Exercise goal: Go through the material and pull out every line with the string "matplotlib" in it.

Records for processing:
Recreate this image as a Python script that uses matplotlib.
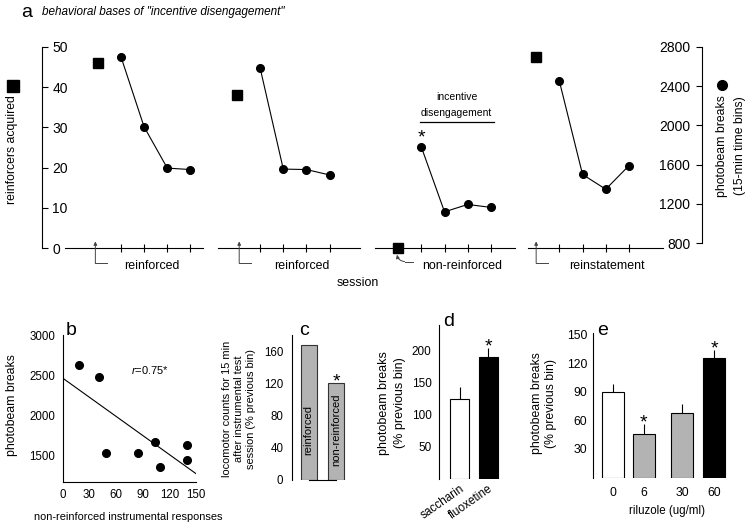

==

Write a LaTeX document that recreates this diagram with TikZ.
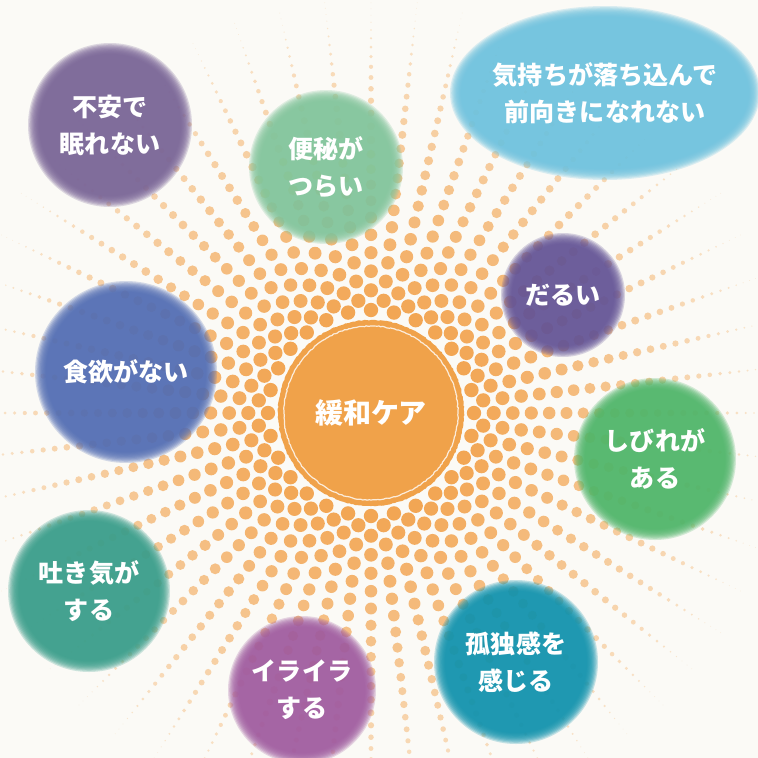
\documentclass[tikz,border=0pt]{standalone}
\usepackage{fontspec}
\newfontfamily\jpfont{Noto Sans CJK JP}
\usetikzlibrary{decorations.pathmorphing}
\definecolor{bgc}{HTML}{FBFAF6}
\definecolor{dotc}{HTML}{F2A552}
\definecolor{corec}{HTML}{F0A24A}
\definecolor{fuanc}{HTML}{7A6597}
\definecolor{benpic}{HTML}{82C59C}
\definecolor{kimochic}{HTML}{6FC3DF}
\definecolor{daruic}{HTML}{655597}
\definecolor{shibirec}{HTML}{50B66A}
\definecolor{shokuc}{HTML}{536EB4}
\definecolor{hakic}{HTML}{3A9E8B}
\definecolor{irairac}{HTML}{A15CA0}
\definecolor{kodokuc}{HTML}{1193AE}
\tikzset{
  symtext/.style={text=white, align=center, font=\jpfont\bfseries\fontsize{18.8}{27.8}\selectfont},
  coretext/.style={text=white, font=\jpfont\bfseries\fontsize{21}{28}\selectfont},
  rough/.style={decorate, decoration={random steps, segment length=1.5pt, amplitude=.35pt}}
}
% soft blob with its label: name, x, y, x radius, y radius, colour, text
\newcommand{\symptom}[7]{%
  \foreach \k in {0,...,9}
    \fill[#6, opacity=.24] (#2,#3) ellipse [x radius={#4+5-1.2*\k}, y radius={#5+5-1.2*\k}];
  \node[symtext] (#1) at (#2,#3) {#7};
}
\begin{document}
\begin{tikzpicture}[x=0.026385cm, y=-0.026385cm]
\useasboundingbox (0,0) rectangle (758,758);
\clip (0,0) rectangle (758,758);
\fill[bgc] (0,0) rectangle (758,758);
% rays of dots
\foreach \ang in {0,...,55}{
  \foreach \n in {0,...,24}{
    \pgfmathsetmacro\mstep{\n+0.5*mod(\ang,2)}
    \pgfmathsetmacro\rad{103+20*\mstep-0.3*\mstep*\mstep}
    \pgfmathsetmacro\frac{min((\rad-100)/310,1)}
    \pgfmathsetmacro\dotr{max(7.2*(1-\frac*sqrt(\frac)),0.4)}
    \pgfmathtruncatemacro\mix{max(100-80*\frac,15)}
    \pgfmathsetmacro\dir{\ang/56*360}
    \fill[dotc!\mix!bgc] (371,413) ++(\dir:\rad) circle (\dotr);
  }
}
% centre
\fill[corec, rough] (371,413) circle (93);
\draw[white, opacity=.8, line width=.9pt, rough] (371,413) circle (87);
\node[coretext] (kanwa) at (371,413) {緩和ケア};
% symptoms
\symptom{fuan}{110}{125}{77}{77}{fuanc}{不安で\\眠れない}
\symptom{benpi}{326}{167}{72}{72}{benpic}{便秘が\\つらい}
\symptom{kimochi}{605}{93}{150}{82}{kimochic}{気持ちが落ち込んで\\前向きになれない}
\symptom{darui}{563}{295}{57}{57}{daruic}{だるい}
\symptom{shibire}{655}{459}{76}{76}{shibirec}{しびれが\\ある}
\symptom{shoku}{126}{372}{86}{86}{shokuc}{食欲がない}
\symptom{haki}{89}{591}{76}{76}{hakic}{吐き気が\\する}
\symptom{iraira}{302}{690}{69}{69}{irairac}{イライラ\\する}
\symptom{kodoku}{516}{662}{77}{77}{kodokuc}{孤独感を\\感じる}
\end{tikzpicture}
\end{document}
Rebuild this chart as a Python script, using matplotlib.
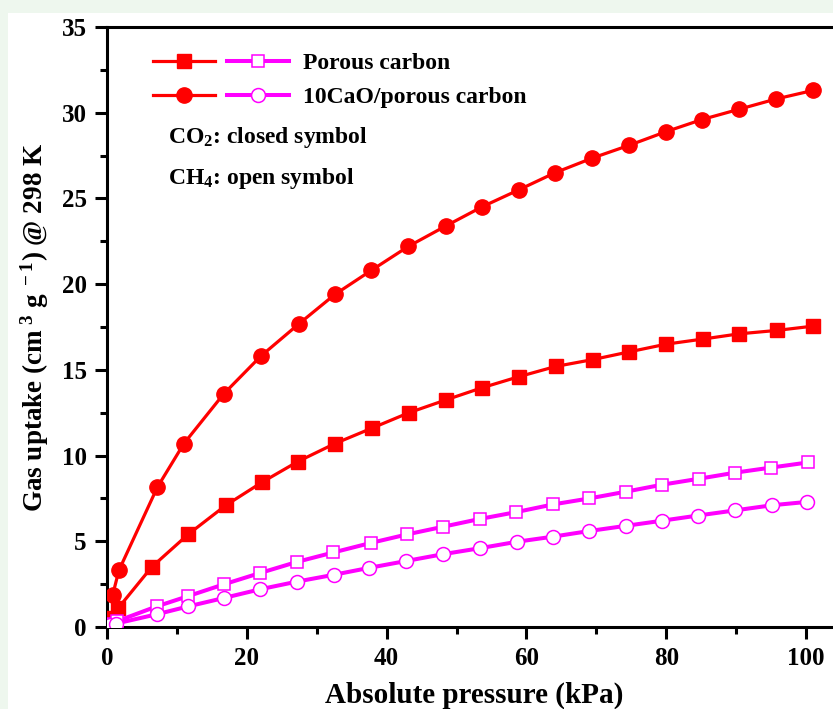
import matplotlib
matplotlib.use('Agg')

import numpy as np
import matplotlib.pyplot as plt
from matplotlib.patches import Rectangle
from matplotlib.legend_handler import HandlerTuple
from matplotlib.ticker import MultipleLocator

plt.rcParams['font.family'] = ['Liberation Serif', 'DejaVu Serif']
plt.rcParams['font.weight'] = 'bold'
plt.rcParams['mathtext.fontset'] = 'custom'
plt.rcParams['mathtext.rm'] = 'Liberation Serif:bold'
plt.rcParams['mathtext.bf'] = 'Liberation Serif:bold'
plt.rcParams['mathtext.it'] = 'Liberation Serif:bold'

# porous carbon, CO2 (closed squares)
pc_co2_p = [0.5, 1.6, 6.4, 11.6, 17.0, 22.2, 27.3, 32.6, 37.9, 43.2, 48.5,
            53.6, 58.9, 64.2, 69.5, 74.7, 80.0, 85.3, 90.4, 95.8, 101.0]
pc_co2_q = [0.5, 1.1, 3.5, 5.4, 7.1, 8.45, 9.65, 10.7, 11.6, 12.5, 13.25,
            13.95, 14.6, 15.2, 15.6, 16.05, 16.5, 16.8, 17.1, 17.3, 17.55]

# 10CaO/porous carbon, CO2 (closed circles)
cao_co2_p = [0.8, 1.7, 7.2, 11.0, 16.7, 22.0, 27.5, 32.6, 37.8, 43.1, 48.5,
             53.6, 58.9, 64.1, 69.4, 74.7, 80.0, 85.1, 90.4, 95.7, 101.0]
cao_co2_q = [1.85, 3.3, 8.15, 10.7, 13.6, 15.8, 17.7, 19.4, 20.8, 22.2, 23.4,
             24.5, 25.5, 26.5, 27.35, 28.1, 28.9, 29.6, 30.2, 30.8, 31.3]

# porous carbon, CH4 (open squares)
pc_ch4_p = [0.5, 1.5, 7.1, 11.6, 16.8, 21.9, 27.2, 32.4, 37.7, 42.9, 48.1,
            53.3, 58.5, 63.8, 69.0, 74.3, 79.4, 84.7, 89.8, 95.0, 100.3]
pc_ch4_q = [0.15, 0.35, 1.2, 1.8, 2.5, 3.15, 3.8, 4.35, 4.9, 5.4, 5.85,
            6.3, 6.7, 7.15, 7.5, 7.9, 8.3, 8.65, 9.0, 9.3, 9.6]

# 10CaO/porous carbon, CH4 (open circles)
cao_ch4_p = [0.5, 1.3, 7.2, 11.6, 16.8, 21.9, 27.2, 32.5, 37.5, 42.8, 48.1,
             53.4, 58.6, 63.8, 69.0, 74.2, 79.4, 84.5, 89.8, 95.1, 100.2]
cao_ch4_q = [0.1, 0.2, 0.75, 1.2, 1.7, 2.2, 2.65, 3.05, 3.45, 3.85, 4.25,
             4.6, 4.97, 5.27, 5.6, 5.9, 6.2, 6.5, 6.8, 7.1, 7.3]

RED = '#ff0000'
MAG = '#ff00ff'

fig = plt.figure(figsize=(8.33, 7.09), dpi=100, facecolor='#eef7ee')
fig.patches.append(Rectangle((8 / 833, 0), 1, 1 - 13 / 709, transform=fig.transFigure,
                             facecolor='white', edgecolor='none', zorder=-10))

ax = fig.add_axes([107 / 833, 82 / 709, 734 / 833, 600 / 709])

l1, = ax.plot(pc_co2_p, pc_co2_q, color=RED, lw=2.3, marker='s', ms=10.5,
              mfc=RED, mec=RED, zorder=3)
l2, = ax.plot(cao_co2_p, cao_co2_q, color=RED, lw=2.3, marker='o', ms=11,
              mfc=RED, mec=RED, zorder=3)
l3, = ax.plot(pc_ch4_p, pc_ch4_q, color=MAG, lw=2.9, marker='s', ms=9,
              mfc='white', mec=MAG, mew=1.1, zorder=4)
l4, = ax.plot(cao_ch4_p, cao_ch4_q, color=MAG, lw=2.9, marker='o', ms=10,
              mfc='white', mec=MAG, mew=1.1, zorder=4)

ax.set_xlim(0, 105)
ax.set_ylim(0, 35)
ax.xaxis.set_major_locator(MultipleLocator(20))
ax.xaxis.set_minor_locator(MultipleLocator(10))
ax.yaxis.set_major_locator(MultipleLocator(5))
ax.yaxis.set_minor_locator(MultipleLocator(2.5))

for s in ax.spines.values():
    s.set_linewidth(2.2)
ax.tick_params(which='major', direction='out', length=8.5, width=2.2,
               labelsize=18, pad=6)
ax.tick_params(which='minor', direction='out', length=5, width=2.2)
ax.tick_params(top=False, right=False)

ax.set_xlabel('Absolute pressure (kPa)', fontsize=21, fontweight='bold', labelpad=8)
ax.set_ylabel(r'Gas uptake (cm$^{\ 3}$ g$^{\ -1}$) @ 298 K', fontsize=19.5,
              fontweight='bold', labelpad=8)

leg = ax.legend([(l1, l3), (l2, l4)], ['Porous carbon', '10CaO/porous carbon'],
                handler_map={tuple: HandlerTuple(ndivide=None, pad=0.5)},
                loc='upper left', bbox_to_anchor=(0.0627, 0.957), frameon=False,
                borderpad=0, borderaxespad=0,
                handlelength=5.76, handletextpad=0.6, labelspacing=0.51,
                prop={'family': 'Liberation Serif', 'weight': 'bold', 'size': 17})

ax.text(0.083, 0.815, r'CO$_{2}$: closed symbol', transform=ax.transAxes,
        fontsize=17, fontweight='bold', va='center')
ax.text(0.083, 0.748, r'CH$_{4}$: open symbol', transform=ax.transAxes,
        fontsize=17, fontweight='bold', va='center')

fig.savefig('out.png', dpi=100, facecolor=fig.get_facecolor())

Written reply:
Recreate this image as a Python script that uses matplotlib.
Rebuild this chart as a Python script, using matplotlib.
import matplotlib
matplotlib.use('Agg')
import matplotlib.pyplot as plt
from matplotlib.patches import Rectangle
from matplotlib.legend_handler import HandlerTuple
from matplotlib.ticker import MultipleLocator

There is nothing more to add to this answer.